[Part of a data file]
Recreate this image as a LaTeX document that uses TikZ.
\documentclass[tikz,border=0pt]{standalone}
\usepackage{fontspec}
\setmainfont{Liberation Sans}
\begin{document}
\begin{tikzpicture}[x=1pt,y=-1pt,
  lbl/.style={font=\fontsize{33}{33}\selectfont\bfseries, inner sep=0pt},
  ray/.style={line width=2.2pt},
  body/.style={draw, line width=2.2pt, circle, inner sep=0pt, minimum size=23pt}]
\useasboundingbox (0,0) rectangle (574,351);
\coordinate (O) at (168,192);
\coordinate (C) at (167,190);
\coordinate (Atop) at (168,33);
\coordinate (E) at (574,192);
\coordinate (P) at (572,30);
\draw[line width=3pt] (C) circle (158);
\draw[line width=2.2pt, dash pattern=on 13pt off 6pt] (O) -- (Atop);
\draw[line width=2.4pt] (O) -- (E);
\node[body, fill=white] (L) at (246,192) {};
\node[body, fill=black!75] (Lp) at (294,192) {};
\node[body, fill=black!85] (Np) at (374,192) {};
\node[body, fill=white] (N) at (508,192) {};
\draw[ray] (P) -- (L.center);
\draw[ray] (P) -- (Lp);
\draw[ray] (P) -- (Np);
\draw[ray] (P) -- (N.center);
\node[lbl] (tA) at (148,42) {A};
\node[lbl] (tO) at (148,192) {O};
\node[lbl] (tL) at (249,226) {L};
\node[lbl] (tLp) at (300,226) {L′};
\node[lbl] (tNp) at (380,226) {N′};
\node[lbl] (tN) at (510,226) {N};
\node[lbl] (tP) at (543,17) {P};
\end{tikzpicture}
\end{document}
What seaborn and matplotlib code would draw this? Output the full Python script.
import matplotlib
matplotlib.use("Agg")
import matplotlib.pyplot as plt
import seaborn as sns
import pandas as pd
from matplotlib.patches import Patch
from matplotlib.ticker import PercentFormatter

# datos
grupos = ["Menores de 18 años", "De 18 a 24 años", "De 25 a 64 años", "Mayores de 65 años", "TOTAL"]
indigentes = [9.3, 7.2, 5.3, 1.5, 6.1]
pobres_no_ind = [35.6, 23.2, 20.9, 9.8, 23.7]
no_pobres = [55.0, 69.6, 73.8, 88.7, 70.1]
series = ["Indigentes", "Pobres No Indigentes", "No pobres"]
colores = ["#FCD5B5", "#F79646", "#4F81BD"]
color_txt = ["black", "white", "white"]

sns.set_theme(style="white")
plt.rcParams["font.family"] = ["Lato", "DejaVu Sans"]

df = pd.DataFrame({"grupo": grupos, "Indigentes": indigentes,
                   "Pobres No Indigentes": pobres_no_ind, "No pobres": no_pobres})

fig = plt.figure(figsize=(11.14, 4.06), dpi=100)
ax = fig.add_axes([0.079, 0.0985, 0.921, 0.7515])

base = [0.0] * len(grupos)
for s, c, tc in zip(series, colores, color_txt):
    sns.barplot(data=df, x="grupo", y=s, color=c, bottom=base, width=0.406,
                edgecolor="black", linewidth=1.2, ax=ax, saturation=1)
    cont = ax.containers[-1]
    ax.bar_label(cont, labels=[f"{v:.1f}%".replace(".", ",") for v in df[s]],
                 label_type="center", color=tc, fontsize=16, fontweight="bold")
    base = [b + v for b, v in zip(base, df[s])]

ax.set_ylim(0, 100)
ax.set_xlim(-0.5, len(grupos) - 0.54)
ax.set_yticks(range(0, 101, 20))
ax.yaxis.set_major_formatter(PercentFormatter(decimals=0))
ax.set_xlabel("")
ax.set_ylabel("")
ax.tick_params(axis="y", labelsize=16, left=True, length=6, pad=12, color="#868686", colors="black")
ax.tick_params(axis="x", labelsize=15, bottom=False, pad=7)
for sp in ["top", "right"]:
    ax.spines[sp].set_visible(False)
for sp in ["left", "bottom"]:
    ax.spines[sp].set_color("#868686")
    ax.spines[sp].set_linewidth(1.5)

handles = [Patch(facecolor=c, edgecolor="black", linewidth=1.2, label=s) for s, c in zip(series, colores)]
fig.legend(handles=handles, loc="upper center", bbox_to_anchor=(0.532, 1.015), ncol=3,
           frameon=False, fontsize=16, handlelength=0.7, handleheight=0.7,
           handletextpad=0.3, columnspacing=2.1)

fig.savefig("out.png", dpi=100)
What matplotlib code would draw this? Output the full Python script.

- Work to complete:
Taking the records above, retype every line from the one with "What seaborn and" down to the one with "ax.spines[sp].set_linewidth(1.5)", exactly and with nothing else.

- Output for this task:
What seaborn and matplotlib code would draw this? Output the full Python script.
import matplotlib
matplotlib.use("Agg")
import matplotlib.pyplot as plt
import seaborn as sns
import pandas as pd
from matplotlib.patches import Patch
from matplotlib.ticker import PercentFormatter

# datos
grupos = ["Menores de 18 años", "De 18 a 24 años", "De 25 a 64 años", "Mayores de 65 años", "TOTAL"]
indigentes = [9.3, 7.2, 5.3, 1.5, 6.1]
pobres_no_ind = [35.6, 23.2, 20.9, 9.8, 23.7]
no_pobres = [55.0, 69.6, 73.8, 88.7, 70.1]
series = ["Indigentes", "Pobres No Indigentes", "No pobres"]
colores = ["#FCD5B5", "#F79646", "#4F81BD"]
color_txt = ["black", "white", "white"]

sns.set_theme(style="white")
plt.rcParams["font.family"] = ["Lato", "DejaVu Sans"]

df = pd.DataFrame({"grupo": grupos, "Indigentes": indigentes,
                   "Pobres No Indigentes": pobres_no_ind, "No pobres": no_pobres})

fig = plt.figure(figsize=(11.14, 4.06), dpi=100)
ax = fig.add_axes([0.079, 0.0985, 0.921, 0.7515])

base = [0.0] * len(grupos)
for s, c, tc in zip(series, colores, color_txt):
    sns.barplot(data=df, x="grupo", y=s, color=c, bottom=base, width=0.406,
                edgecolor="black", linewidth=1.2, ax=ax, saturation=1)
    cont = ax.containers[-1]
    ax.bar_label(cont, labels=[f"{v:.1f}%".replace(".", ",") for v in df[s]],
                 label_type="center", color=tc, fontsize=16, fontweight="bold")
    base = [b + v for b, v in zip(base, df[s])]

ax.set_ylim(0, 100)
ax.set_xlim(-0.5, len(grupos) - 0.54)
ax.set_yticks(range(0, 101, 20))
ax.yaxis.set_major_formatter(PercentFormatter(decimals=0))
ax.set_xlabel("")
ax.set_ylabel("")
ax.tick_params(axis="y", labelsize=16, left=True, length=6, pad=12, color="#868686", colors="black")
ax.tick_params(axis="x", labelsize=15, bottom=False, pad=7)
for sp in ["top", "right"]:
    ax.spines[sp].set_visible(False)
for sp in ["left", "bottom"]:
    ax.spines[sp].set_color("#868686")
    ax.spines[sp].set_linewidth(1.5)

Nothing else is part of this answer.